Akhan akhirnya mengakui perbuatannya, namun semuanya terlambat. Perbuatannya telah membawa kehancuran diri dan keluarganya bahkan menghapuskan nama-nama mereka dari daftar orang Israel. Persitiwa Akhan menjadi sebuah cermin bagi kita agar kita senantiasa menjaga kekudusan dan sikap hidup yang baik. Jangan karena kita berpikir “tidak apa-apa” lantas kita kehilangan kewaspadaan sehingga mengakibatkan kehancuran yang lebih besar lagi.

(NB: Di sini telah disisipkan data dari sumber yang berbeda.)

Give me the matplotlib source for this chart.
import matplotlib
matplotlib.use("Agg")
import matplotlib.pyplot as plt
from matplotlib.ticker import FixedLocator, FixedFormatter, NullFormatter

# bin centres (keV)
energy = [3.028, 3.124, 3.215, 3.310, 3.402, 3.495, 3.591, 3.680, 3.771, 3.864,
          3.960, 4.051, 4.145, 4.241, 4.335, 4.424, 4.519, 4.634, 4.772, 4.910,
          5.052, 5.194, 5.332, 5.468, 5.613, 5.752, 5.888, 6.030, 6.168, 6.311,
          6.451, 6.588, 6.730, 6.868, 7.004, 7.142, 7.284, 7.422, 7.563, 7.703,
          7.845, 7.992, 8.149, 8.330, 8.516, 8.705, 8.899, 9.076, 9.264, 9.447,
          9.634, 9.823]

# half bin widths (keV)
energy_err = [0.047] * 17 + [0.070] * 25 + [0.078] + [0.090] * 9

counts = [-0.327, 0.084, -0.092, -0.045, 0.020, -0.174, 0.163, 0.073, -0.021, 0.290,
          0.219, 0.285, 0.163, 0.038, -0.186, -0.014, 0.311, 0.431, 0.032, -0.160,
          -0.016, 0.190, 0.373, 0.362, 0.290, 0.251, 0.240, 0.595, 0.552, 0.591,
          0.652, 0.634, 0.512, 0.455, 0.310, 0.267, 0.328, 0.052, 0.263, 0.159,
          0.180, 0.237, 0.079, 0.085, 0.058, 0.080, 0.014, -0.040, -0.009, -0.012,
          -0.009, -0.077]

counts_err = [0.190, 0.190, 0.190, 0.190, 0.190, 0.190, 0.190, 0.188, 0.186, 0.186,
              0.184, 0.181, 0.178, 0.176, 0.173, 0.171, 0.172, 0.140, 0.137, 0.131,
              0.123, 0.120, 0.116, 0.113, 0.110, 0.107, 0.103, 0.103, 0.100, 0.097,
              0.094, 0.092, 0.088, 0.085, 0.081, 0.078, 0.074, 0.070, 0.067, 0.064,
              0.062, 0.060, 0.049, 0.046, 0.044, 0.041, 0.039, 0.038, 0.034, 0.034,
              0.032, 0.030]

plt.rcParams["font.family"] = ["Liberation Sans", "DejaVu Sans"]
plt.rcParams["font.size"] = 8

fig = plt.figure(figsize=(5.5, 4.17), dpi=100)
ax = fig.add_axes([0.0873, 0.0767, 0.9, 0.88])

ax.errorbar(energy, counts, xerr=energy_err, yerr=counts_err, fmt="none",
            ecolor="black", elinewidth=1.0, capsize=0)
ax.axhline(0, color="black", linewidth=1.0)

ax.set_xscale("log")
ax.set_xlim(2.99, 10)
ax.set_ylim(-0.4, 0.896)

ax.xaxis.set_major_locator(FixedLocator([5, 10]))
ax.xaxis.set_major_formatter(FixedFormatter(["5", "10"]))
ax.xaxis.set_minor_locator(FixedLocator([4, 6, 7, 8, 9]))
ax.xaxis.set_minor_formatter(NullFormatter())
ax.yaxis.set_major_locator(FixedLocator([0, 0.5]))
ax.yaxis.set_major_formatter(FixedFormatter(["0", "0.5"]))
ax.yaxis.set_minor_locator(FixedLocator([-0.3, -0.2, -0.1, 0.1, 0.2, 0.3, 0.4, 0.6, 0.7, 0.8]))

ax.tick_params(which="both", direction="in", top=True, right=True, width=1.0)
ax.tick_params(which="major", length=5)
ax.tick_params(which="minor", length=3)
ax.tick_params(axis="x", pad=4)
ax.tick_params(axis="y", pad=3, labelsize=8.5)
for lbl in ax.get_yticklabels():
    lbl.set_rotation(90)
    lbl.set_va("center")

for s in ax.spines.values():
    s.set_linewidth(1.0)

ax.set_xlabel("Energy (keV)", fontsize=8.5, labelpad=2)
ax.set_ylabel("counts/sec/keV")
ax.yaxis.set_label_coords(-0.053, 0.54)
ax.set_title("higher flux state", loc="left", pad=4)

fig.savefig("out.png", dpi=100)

Mari kita meningkatkan kualitas hidup untuk melakukan segala hal dengan lebih baik lagi. Apa yang kita lakukan bukan sekadar demi keuntungan, kepentingan dan kepuasan diri sendiri yang sifatnya sesaat saja. Apa yang kita lakukan dapat menjadi berkat bagi banyak orang di sekitar kita. Bukan menerima atau mendapat melainkan memberi.

Selamat berjuang untuk menjadi berkat. Tuhan memberkati. Amin.